Is it Worth Investing in Unprofitable Companies? We Ran the Numbers -- Journal Report
March 08 2020 - 11:36PM
Dow Jones News
By Derek Horstmeyer | Graphics by Vanessa Qian
Uber, Pinterest, Peloton, Lyft, Snap -- the list of unprofitable
companies trading on U.S. exchanges is a long one.
In fact, of listings on the New York Stock Exchange and Nasdaq
with at least one year of the relevant earnings data, more than 35%
were unprofitable in their cumulative results for the four quarters
ended Sept. 30, 2019.
While some of these unprofitable companies may be perceived as
disrupters of future business and embraced by certain investors,
most of their shareholders probably don't fully realize the set of
risks they are taking on. Indeed, while there will always be
investors who wind up looking smart for investing in, say, an
Amazon.com, when the chips were down, in most cases the stocks of
unprofitable companies eventually head in one direction: lower.

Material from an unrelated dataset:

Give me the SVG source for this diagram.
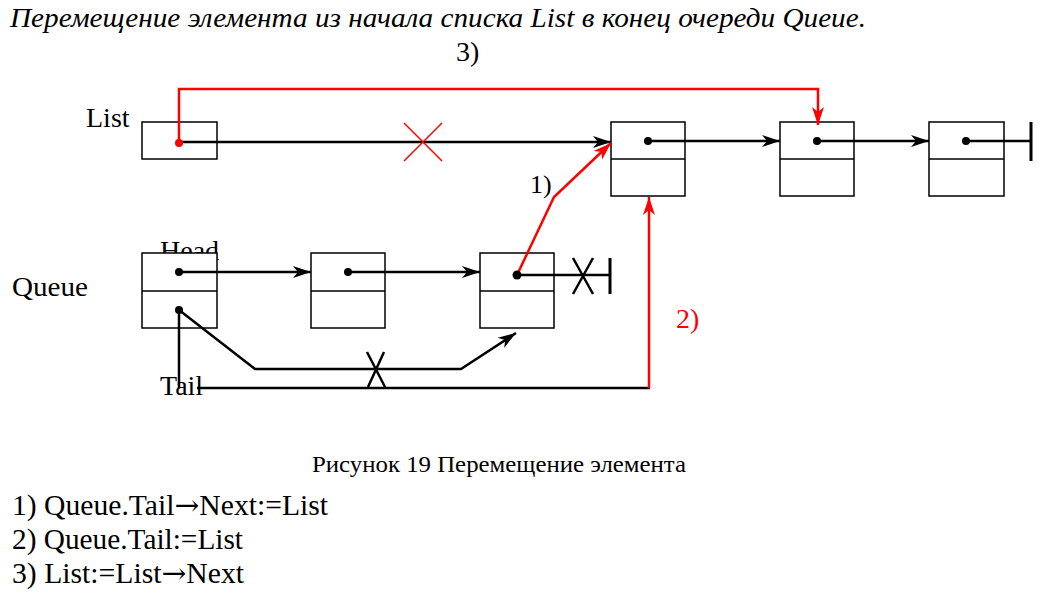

These companies exhibit greater risk than profitable companies
across the board: Their shares on average return less, are more
volatile and are prone to a type of risk more typically associated
with bonds -- interest-rate risk.
Taking the full set of all NYSE- and Nasdaq-listed companies
disclosing earnings for the past five years, and using the
cumulative net income over the prior four quarters in a given year,
I deemed those with positive net income as "profitable," and those
with negative net income as "unprofitable." To avoid any look-ahead
bias in the data, measures of profitability were based on the year
preceding the start date of any one-year stock returns
calculated.
First, the shares of unprofitable companies have vastly
underperformed those of profitable companies over the past five
years. No surprise there. Among the profitable companies, the
median annualized share return was 16.0%, compared with 4.2% for
the unprofitable firms. This amounts to an annualized difference of
11.8 percentage points.
That the average share return of the unprofitable companies was
positive at all will perhaps surprise some. But this can be
attributed to two things: One, there are a lot of shareholders who
don't want to miss "the next big thing," so they bet on the
riskiest companies; and two, markets are imperfect.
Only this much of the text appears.